The CZ 527 Carbine takes things to a new level.
When it comes to design, CZ likes to stick with what works.
They’ve made their reputation on guns with proven track records. Their handguns are either 1911s or Hi-power clones. CZ’s rifles are the same tried-and-true Mauser actions that have been the favorite arm of hunters for over 100 years.
None of this stuff is particularly original, but it’s all reliable, and the fact that CZ consistently finds ways to make these old designs easier on the eye doesn’t hurt either.
In spite of CZ’s commitment to tradition, the company has the occasional fit of innovation, which is what happened a few years back when they introduced their 527 Carbine chambered for the 7.62×39 cartridge. This gun was definitely a new idea, and it piqued the interest of many shooters who’d never given much thought to CZ’s products before.
The 527 Carbine was originally produced to offer a more accurate platform for firing the tons of surplus 7.62×39 ammo that was flooding the market. After a while, though, the rifle came to be appreciated for a variety of reasons.

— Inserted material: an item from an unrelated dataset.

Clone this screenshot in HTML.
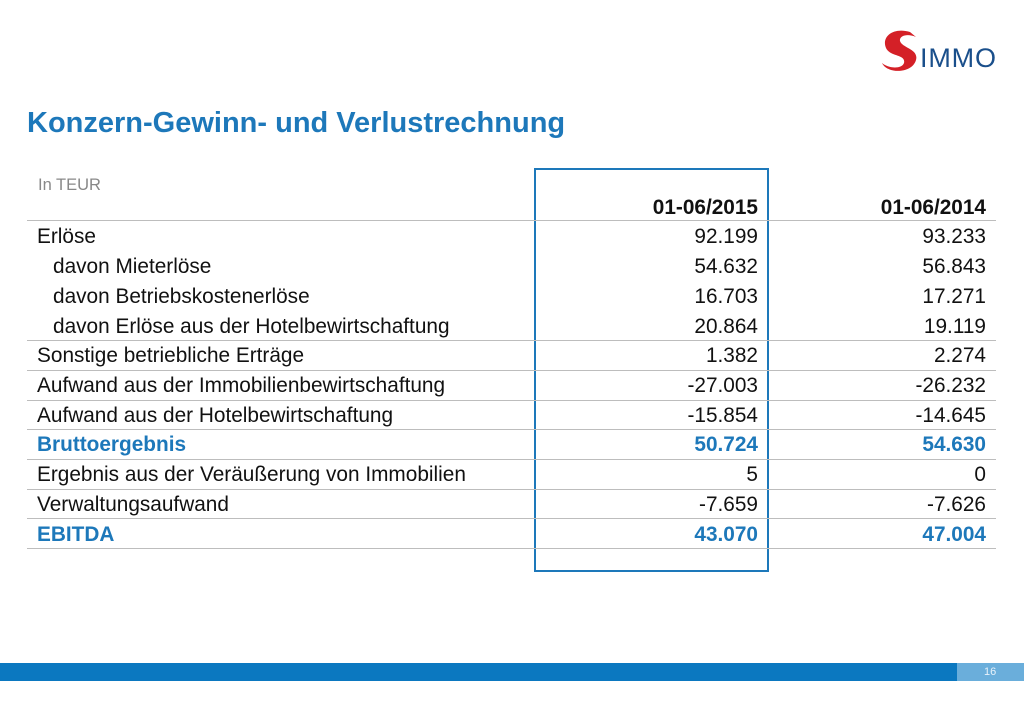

To begin with, the 7.62×39 is a pretty likable cartridge. It produces muzzle energy in the same league as the venerable 30-30 and makes for a mild-shooting deer gun at short ranges. Chambered in a bolt gun, the 7.62×39 shoots as accurately as any modern cartridge, and is considerably more accurate than it ever was in an AK-47 or SKS rifle.

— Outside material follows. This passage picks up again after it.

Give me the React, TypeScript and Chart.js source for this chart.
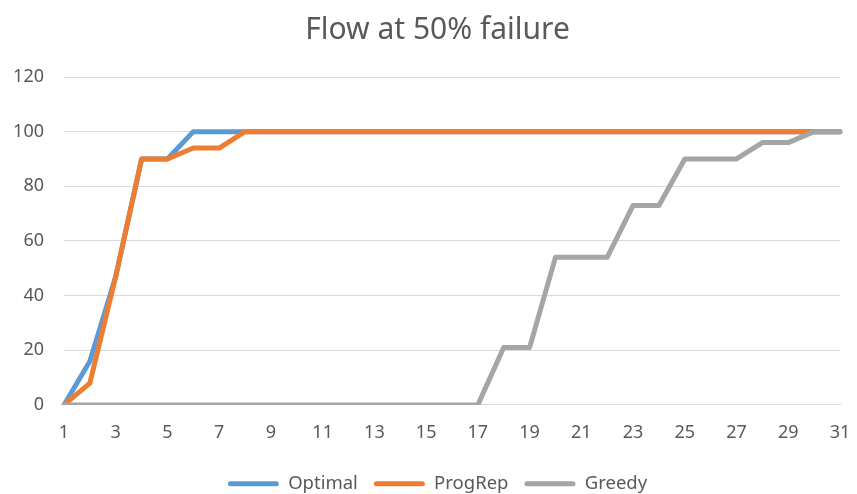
import React, { useEffect, useRef } from "react";
import { Chart, registerables } from "chart.js";

Chart.register(...registerables);

const categories: string[] = [
  "1", "2", "3", "4", "5", "6", "7", "8", "9", "10",
  "11", "12", "13", "14", "15", "16", "17", "18", "19", "20",
  "21", "22", "23", "24", "25", "26", "27", "28", "29", "30", "31",
];

const optimal: number[] = [
  0, 16, 47, 90, 90, 100, 100, 100, 100, 100,
  100, 100, 100, 100, 100, 100, 100, 100, 100, 100,
  100, 100, 100, 100, 100, 100, 100, 100, 100, 100, 100,
];

const progRep: number[] = [
  0, 8, 47, 90, 90, 94, 94, 100, 100, 100,
  100, 100, 100, 100, 100, 100, 100, 100, 100, 100,
  100, 100, 100, 100, 100, 100, 100, 100, 100, 100, 100,
];

const greedy: number[] = [
  0, 0, 0, 0, 0, 0, 0, 0, 0, 0,
  0, 0, 0, 0, 0, 0, 0, 21, 21, 54,
  54, 54, 73, 73, 90, 90, 90, 96, 96, 100, 100,
];

const yTicks: number[] = [0, 20, 40, 60, 80, 100, 120];

const TEXT = "#595959";
const GRID = "#D9D9D9";
const FONT = "'Noto Sans', 'Open Sans', sans-serif";

const widenYLabelArea = {
  id: "widenYLabelArea",
  afterLayout(chart: any) {
    const y = chart.scales.y;
    if (y) y.left = 0;
  },
};

export default function App() {
  const ref = useRef<HTMLCanvasElement | null>(null);

  useEffect(() => {
    document.body.style.margin = "0";
    const canvas = ref.current;
    if (!canvas) return;
    const chart = new Chart(canvas, {
      type: "line",
      data: {
        labels: categories,
        datasets: [
          {
            label: "Optimal",
            data: optimal,
            borderColor: "#5B9BD5",
            backgroundColor: "#5B9BD5",
            borderWidth: 5,
            pointRadius: 0,
            tension: 0,
            borderJoinStyle: "round",
            borderCapStyle: "round",
            order: 2,
          },
          {
            label: "ProgRep",
            data: progRep,
            borderColor: "#ED7D31",
            backgroundColor: "#ED7D31",
            borderWidth: 5,
            pointRadius: 0,
            tension: 0,
            borderJoinStyle: "round",
            borderCapStyle: "round",
            order: 1,
          },
          {
            label: "Greedy",
            data: greedy,
            borderColor: "#A5A5A5",
            backgroundColor: "#A5A5A5",
            borderWidth: 5,
            pointRadius: 0,
            tension: 0,
            borderJoinStyle: "round",
            borderCapStyle: "round",
            order: 0,
          },
        ],
      },
      options: {
        responsive: false,
        animation: false,
        layout: { padding: { left: 35, right: 17, top: 0, bottom: -9 } },
        plugins: {
          title: {
            display: true,
            text: "Flow at 50% failure",
            color: TEXT,
            font: { family: FONT, size: 30, weight: "normal" },
            padding: { top: 12, bottom: 29 },
          },
          legend: {
            position: "bottom",
            labels: {
              color: TEXT,
              font: { family: FONT, size: 18.5 },
              boxWidth: 51,
              boxHeight: 5,
              padding: 16,
              useBorderRadius: true,
              borderRadius: 2.5,
              sort: (a: any, b: any) => a.datasetIndex - b.datasetIndex,
              generateLabels: (c: any) =>
                Chart.defaults.plugins.legend.labels
                  .generateLabels(c)
                  .map((l: any) => ({ ...l, lineWidth: 0 })),
            },
          },
          tooltip: { enabled: false },
        },
        scales: {
          x: {
            type: "category",
            offset: false,
            grid: { display: false, drawTicks: false },
            border: { display: true, color: GRID, width: 1 },
            afterFit: (s: any) => {
              s.paddingLeft = 0;
              s.paddingRight = 0;
              s.height = s.height - 2;
            },
            ticks: {
              autoSkip: false,
              maxRotation: 0,
              color: TEXT,
              font: { family: FONT, size: 18 },
              padding: 17,
              callback: (_v: any, i: number) => (i % 2 === 0 ? categories[i] : ""),
            },
          },
          y: {
            min: 0,
            max: 120,
            afterBuildTicks: (s: any) => {
              s.ticks = yTicks.map((v) => ({ value: v }));
            },
            afterFit: (s: any) => {
              s.width = 29;
              s.paddingTop = 0;
              s.paddingBottom = 0;
            },
            grid: { color: GRID, lineWidth: 1, drawTicks: false },
            border: { display: false },
            ticks: {
              color: TEXT,
              font: { family: FONT, size: 18 },
              padding: 20,
            },
          },
        },
      },
      plugins: [widenYLabelArea],
    });
    return () => chart.destroy();
  }, []);

  return (
    <div style={{ width: 857, height: 494 }}>
      <canvas ref={ref} width={857} height={494} />
    </div>
  );
}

The 527 rapidly became popular as a starter rifle for young hunters or new hunters who were having a hard time becoming acclimated to recoil. The 7.62×39 with its 123gr bullet makes for a far better big game round than its low-recoil competitors like the 223 Remington.
This combination of a reasonably powerful round, low recoil and good accuracy has proved to be nearly perfect for many shooters.
If you do pick up a 527 Carbine, it’s important to remember that Europeans consider the 7.62×39 to be a .311 caliber round while Americans tend to vacillate back and forth between .311 and .308. The 527 is bored for .311 bullets, which means all that cheap AK fodder out there will shoot very well out of it.
The soft point ammo you may buy for hunting might not be the same story, though. Some of these rounds are .311, like Federal Fusion ammo, and some aren’t.
This can be cleared up either by taking a caliper to the rounds or simply by trial-and-error, but accuracy will definitely be better with .311 caliber rounds.
Once you’ve found a good brand of factory ammo or drummed up some handloads, chances are you’ll have a great-shooting rifle that will become a favorite with the whole family.
The 527 carbine proves that even a company steeped in tradition can profit from a little innovation.